→ **Raw data**:
-- BEGIN --

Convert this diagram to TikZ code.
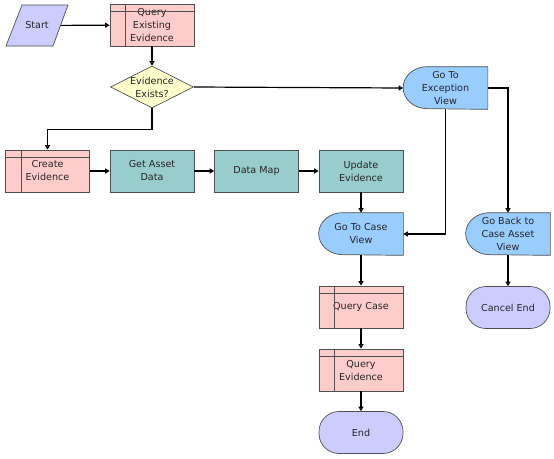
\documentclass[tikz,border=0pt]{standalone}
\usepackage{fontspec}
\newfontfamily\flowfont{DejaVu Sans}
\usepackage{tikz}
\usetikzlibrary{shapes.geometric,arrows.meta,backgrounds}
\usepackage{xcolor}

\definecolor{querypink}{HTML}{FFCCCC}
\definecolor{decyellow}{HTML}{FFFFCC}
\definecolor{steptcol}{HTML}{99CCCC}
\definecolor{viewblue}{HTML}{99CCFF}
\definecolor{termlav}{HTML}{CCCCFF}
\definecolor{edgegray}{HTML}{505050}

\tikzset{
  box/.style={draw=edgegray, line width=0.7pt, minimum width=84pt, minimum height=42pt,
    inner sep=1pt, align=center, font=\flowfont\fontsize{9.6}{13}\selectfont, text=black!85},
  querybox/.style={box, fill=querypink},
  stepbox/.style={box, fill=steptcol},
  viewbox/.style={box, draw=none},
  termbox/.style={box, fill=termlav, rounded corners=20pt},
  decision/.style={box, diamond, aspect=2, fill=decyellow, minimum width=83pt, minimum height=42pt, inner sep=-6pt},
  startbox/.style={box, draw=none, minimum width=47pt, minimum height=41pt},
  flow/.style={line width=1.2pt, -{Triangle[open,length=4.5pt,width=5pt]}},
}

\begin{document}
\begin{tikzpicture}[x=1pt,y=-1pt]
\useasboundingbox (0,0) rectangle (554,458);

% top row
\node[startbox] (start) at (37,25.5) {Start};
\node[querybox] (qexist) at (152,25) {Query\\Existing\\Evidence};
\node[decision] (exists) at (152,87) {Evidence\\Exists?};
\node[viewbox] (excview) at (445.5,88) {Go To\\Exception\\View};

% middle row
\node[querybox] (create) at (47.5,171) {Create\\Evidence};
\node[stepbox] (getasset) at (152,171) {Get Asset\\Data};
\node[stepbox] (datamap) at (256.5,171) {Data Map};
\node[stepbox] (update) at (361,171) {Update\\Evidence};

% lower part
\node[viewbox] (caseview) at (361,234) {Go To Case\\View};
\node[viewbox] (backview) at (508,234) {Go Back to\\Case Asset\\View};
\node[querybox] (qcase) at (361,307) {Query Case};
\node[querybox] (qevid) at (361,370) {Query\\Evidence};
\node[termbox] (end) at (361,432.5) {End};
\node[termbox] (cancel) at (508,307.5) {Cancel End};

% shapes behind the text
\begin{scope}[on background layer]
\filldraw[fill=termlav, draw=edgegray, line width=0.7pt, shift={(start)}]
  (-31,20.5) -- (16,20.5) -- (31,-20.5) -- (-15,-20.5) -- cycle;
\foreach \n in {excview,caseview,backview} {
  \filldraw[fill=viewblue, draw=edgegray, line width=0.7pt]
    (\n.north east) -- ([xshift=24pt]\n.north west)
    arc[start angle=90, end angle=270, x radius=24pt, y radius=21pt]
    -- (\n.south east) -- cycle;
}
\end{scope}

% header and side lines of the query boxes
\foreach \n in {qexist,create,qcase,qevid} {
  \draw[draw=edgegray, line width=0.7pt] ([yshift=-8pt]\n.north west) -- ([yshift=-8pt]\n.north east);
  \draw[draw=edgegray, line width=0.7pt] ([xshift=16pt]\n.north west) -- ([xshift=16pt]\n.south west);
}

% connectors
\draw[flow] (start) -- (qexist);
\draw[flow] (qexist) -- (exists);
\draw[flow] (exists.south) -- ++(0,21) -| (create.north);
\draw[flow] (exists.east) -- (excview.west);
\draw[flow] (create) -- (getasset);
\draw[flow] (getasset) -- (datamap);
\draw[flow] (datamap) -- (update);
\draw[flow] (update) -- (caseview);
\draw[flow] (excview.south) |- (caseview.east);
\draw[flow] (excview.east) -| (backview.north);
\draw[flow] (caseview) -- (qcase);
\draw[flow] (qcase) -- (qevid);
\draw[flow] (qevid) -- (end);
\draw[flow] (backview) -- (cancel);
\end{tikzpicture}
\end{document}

-- END --

The material above holds pictures; copy everything else in it exactly.

→ **Complete response**:
Convert this diagram to TikZ code.
\documentclass[tikz,border=0pt]{standalone}
\usepackage{fontspec}
\newfontfamily\flowfont{DejaVu Sans}
\usepackage{tikz}
\usetikzlibrary{shapes.geometric,arrows.meta,backgrounds}
\usepackage{xcolor}

\definecolor{querypink}{HTML}{FFCCCC}
\definecolor{decyellow}{HTML}{FFFFCC}
\definecolor{steptcol}{HTML}{99CCCC}
\definecolor{viewblue}{HTML}{99CCFF}
\definecolor{termlav}{HTML}{CCCCFF}
\definecolor{edgegray}{HTML}{505050}

\tikzset{
  box/.style={draw=edgegray, line width=0.7pt, minimum width=84pt, minimum height=42pt,
    inner sep=1pt, align=center, font=\flowfont\fontsize{9.6}{13}\selectfont, text=black!85},
  querybox/.style={box, fill=querypink},
  stepbox/.style={box, fill=steptcol},
  viewbox/.style={box, draw=none},
  termbox/.style={box, fill=termlav, rounded corners=20pt},
  decision/.style={box, diamond, aspect=2, fill=decyellow, minimum width=83pt, minimum height=42pt, inner sep=-6pt},
  startbox/.style={box, draw=none, minimum width=47pt, minimum height=41pt},
  flow/.style={line width=1.2pt, -{Triangle[open,length=4.5pt,width=5pt]}},
}

\begin{document}
\begin{tikzpicture}[x=1pt,y=-1pt]
\useasboundingbox (0,0) rectangle (554,458);

% top row
\node[startbox] (start) at (37,25.5) {Start};
\node[querybox] (qexist) at (152,25) {Query\\Existing\\Evidence};
\node[decision] (exists) at (152,87) {Evidence\\Exists?};
\node[viewbox] (excview) at (445.5,88) {Go To\\Exception\\View};

% middle row
\node[querybox] (create) at (47.5,171) {Create\\Evidence};
\node[stepbox] (getasset) at (152,171) {Get Asset\\Data};
\node[stepbox] (datamap) at (256.5,171) {Data Map};
\node[stepbox] (update) at (361,171) {Update\\Evidence};

% lower part
\node[viewbox] (caseview) at (361,234) {Go To Case\\View};
\node[viewbox] (backview) at (508,234) {Go Back to\\Case Asset\\View};
\node[querybox] (qcase) at (361,307) {Query Case};
\node[querybox] (qevid) at (361,370) {Query\\Evidence};
\node[termbox] (end) at (361,432.5) {End};
\node[termbox] (cancel) at (508,307.5) {Cancel End};

% shapes behind the text
\begin{scope}[on background layer]
\filldraw[fill=termlav, draw=edgegray, line width=0.7pt, shift={(start)}]
  (-31,20.5) -- (16,20.5) -- (31,-20.5) -- (-15,-20.5) -- cycle;
\foreach \n in {excview,caseview,backview} {
  \filldraw[fill=viewblue, draw=edgegray, line width=0.7pt]
    (\n.north east) -- ([xshift=24pt]\n.north west)
    arc[start angle=90, end angle=270, x radius=24pt, y radius=21pt]
    -- (\n.south east) -- cycle;
}
\end{scope}

% header and side lines of the query boxes
\foreach \n in {qexist,create,qcase,qevid} {
  \draw[draw=edgegray, line width=0.7pt] ([yshift=-8pt]\n.north west) -- ([yshift=-8pt]\n.north east);
  \draw[draw=edgegray, line width=0.7pt] ([xshift=16pt]\n.north west) -- ([xshift=16pt]\n.south west);
}

% connectors
\draw[flow] (start) -- (qexist);
\draw[flow] (qexist) -- (exists);
\draw[flow] (exists.south) -- ++(0,21) -| (create.north);
\draw[flow] (exists.east) -- (excview.west);
\draw[flow] (create) -- (getasset);
\draw[flow] (getasset) -- (datamap);
\draw[flow] (datamap) -- (update);
\draw[flow] (update) -- (caseview);
\draw[flow] (excview.south) |- (caseview.east);
\draw[flow] (excview.east) -| (backview.north);
\draw[flow] (caseview) -- (qcase);
\draw[flow] (qcase) -- (qevid);
\draw[flow] (qevid) -- (end);
\draw[flow] (backview) -- (cancel);
\end{tikzpicture}
\end{document}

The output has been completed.